There are precedents which we can look to. Before the UK joined the European Community, the Western European Union (WEU) bound key European countries (including the UK) in an entirely European mutual defence alliance. The WEU was established by the Treaty of Brussels, otherwise known as the Treaty of Economic, Social and Cultural Collaboration and Collective Self-Defence. The WEU was then later absorbed into NATO. Moreover, in 1976, apart from Iceland, all the then European NATO countries created a forum for armaments cooperation called the Independent European Programme Group (IEPG). This was transferred to the WEU in 1992 and renamed in 1993 as the Western European Armaments Group (WEAG). WEAG was established to enhanced cooperation in armaments with the intention of creating a European Armaments Agency which was intended to promote cooperation in R&D, more efficient use of national resources, strengthening the European defence industrial base etc.
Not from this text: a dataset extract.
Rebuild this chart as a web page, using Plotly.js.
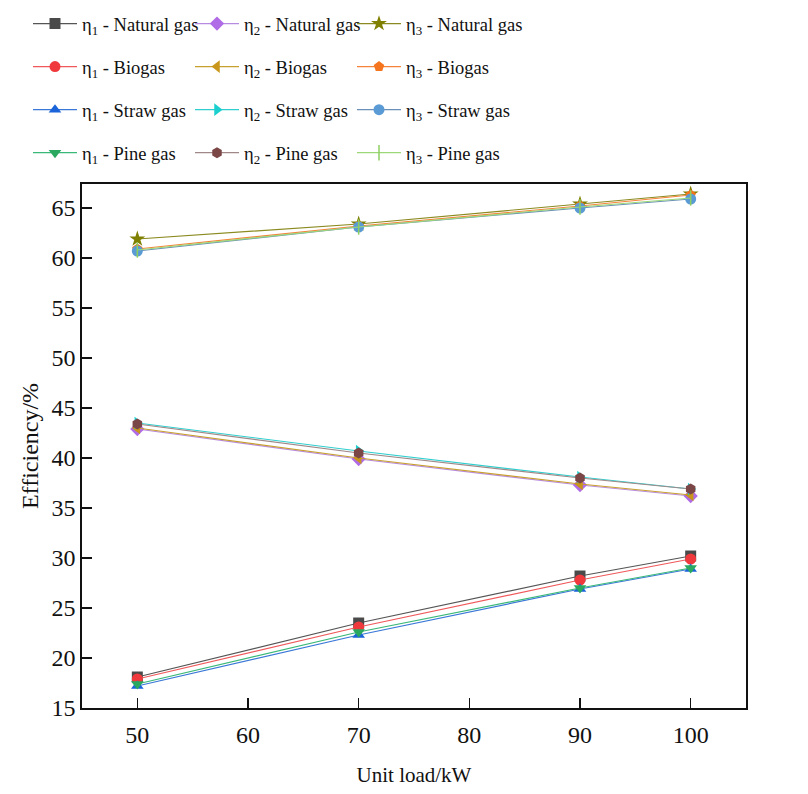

Over the last couple of years one can see a growing need to consolidate the European defence industry, work on its wider integration and make it more efficient (e.g. by avoiding costly and unnecessary duplication in research and development programs) so that it is more capable to compete on the world market. Quite recently some programs (with significant financing from the EU budget) such as the European Defense Industrial Development or European Defense Fund were set up. With the UK outside the EU the serious question arises to what extent a very powerful British defence industry could be a part of these integration process.
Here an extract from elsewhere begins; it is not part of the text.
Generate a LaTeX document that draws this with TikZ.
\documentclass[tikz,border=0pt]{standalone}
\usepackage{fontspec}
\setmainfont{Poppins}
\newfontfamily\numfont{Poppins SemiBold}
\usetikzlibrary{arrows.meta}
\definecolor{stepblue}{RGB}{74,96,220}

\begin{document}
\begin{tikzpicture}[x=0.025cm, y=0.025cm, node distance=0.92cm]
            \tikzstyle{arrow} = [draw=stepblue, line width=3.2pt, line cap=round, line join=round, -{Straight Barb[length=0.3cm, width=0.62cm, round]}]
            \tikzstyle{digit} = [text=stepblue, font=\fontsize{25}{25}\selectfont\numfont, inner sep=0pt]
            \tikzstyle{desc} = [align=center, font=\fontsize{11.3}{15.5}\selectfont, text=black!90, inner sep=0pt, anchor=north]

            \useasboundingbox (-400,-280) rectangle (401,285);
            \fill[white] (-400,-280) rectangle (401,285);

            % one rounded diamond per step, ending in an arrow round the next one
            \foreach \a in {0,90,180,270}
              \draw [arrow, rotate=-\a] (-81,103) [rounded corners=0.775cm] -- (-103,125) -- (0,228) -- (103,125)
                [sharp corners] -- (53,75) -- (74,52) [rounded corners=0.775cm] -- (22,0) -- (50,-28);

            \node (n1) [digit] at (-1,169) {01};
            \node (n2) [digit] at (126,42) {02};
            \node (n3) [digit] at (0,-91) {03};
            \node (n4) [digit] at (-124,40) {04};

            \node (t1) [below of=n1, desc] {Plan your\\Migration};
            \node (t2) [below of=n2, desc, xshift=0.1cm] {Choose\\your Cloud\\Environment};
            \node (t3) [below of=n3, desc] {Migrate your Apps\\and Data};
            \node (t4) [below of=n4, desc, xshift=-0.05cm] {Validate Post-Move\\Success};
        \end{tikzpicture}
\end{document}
The WEU was declared defunct in June 2011 and naturally, there could be no return to the WEU. But closer European defence and security cooperation in the EU’s permanent structured cooperation (PESCO) should be undertaken and enhanced along with better complementarity with NATO.

Better European cooperation on security and defence is necessary with the UK leaving the EU, but cooperating and not undermining NATO is also necessary. However this presents challenges to ensuring that all of Europe can adequately provide for its defence in in interconnected and cohesive manner. Yet, there is much potential. European Union has already indicated its hope for how its permanent structured cooperation and NATO can best work together:

“PESCO can significantly strengthen the European pillar within NATO and ensure that the two main suppliers of collective security in Europe can live up to future demands. PESCO will not end today’s fragmented military cooperation, but it will introduce a higher level of political ambition and a gradual process of integration that will create a virtuous circle in developing and operating Europe’s future defence capabilities.”

Additionally, the creation of an informal European Security Council is also worth considering. This Council should gather the UK and EU countries which share a common strategic culture and demonstrate a serious approach to addressing the problems of defence and security whilst also have the military capabilities and the political will to use them for common purposes. This could include both members of the EU and NATO. The Council could be a forum for consultation and harmonization of political and, possibly, military responses to emerging problems and contingencies.

The Brexit negotiations will be difficult and quite likely frustrating. It would be a mistake to treat the whole process as an occasion ‘to punish the British’. Despite leaving the EU, the Brits are still our allies, neighbours and partners. The EU divorce should be executed without any attempt to place the blame on one side or another and irreparably damage this important relationship as the final outcome of the Brexit negotiations will create, almost certainly, a ‘lose-lose’ situation.

Let us try to make the cost of it as little as possible, while working towards a positive common future for Europe on the areas of mutual benefit, including promoting better European defence and security. After all, we still share the same values, adhere to the same principles, are partners in alliances and multilateral organizations. These are still a strong basis for common future actions with all European partners.


The opinions articulated above represent the views of the author(s), and do not necessarily reflect the position of the European Leadership Network or any of its members. The ELN’s aim is to encourage debates that will help develop Europe’s capacity to address the pressing foreign, defence, and security challenges of our time.